The steady practice of ignoring what doesn’t matter so as to attend to issues of utmost importance made the desert monks a people of remarkable compassion. While vigilant in holding their own feet to the fire, they were surprisingly gentle in dealing with younger and weaker members of the monastic community. They resisted every impulse to judge—Abba Macarius was known to “cover the faults of others . . . as though he did not see them.” Some of the Desert Christians seemed almost casual in their treatment of others’ sins, and reckless in forgiveness.

Abba Gelasius dealt gently with a brother who stole a leather Bible from his cell. The young monk took it to a bookseller, who said he would need to ask around to see what it was worth and then get back to him. When the monk returned, the bookseller explained, “I had to talk to Abba Gelasius about this, since he knows the worth of these books more than anyone else. He said you shouldn’t accept anything less than a hundred dollars for it. This is a valuable book. You’ve got something precious here.”

“Is that all he said?” the young man asked with chagrin. “He didn’t ask about who was trying to sell it?”

“No, he didn’t say a thing.” So the young monk took the book back to the monastery and to Abba Gelasius, knowing he’d found something more precious than a valuable book: the forgiveness of an older brother.

Another elder, Abba Ammonas, was invited by his colleagues to confront a lapsed brother over his alleged moral failures with women. When the erring young monk heard that they were coming to his cell, where he happened to have a woman hiding at the time, he quickly concealed her in a large barrel. Ammonas came in, realized what was going on, and sat atop the barrel while the rest of the monks searched for the woman. “What is this?” he finally said. “May God forgive you for unjustly accusing this poor man.”

After praying, Ammonas made the others leave, took the errant monk by the hand and simply said, “Brother, be on your guard.” That was all—no lectures, no shaming. By putting the best possible cast on the younger brother’s reputation in front of the others, Ammonas invited him to live into the confidence that he had in him, knowing that what you see in others is what you get. This is the nature of the love that the monks practiced.

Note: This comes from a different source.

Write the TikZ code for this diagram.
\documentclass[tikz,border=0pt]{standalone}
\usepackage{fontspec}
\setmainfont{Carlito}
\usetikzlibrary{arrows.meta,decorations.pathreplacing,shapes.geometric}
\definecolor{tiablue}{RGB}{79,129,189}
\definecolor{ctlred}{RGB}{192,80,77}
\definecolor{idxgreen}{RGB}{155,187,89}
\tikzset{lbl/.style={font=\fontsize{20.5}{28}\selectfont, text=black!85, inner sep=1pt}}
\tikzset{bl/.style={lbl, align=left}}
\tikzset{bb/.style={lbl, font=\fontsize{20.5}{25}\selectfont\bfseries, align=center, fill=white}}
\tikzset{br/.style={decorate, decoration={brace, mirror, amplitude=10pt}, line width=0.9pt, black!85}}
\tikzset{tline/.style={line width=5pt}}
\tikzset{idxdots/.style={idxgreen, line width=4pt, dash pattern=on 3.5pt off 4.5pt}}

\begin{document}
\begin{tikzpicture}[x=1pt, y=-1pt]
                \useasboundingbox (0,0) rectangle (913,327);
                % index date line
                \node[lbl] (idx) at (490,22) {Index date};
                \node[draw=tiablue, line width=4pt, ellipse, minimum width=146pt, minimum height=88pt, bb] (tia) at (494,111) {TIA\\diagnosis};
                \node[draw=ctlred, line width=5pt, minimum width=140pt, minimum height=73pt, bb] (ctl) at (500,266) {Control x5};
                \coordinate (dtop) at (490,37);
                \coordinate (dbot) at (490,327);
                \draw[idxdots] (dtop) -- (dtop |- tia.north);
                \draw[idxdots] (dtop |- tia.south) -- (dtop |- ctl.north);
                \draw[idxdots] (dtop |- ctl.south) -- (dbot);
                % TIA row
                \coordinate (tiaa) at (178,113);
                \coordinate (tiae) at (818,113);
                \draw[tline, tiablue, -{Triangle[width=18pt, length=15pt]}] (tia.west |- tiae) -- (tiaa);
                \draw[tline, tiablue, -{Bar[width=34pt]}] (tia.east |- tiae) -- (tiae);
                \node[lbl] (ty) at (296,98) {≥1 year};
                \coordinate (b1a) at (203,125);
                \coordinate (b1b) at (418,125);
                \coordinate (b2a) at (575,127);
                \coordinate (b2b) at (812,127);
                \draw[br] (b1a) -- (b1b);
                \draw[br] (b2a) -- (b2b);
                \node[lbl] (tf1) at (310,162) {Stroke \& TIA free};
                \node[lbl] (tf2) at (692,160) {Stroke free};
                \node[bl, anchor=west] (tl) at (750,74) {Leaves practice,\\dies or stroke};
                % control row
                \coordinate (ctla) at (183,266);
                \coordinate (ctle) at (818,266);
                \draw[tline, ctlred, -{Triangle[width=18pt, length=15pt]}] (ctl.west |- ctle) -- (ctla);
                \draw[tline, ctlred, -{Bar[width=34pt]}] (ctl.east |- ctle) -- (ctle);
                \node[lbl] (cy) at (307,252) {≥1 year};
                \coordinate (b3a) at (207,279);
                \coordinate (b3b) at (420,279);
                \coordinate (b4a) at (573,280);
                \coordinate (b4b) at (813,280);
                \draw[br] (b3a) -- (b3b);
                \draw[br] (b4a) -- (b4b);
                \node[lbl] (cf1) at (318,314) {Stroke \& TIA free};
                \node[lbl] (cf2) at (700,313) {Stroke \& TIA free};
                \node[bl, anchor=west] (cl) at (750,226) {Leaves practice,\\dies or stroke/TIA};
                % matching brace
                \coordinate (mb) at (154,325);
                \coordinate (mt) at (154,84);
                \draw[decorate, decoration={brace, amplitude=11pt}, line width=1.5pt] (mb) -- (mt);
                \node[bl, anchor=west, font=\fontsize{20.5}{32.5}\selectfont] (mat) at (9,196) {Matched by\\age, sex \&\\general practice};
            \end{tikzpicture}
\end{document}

The desert monks were hard-headed realists, knowing well their own propensity to sin. As one abba said to his disciple, “Brother, the monastic life is this: I rise up and I fall down, I rise up and I fall down, I rise up and I fall down.” But with respect to others, their pattern was always to anticipate and evoke the true self while ignoring every manifestation of the false self. John Climacus went so far as to say, “Don’t judge anybody. Period. Even if you see them doing something wrong with your own eyes! Appearances can be deceiving. You may be wrong. Don’t judge.” As a result, the weaker brothers and sisters quickly became what the others expected them to be. How much can we ignore, the Desert Christians continually asked themselves, and having done that, how much can we love?

As I reflect on these monks while amid the high desert expanse of western Wyoming, there’s a lot that I can ignore. I don’t have to nurture a false self in the images I present to others. I can release the nagging weariness of acedia that leads so often to despair. I can practice what the desert teaches about a spirituality of cultural resistance. There’s also much I can love. I can claim my own true self, free to delight in others without having to manage their impressions of me. I can accept once again the quiet discipline of attending to what I love doing most.

Abba Poemen spoke of the astonishing possibility of “dying before one dies.” Can we be free to let go of what’s unimportant? In dying to the things that frighten and bind us most, can we embrace a fearlessness that frees us to love fiercely? The desert saints would say this is how we finally learn to ignore what doesn’t matter, so as to give ourselves in delight to a beauty that matters more than anything else.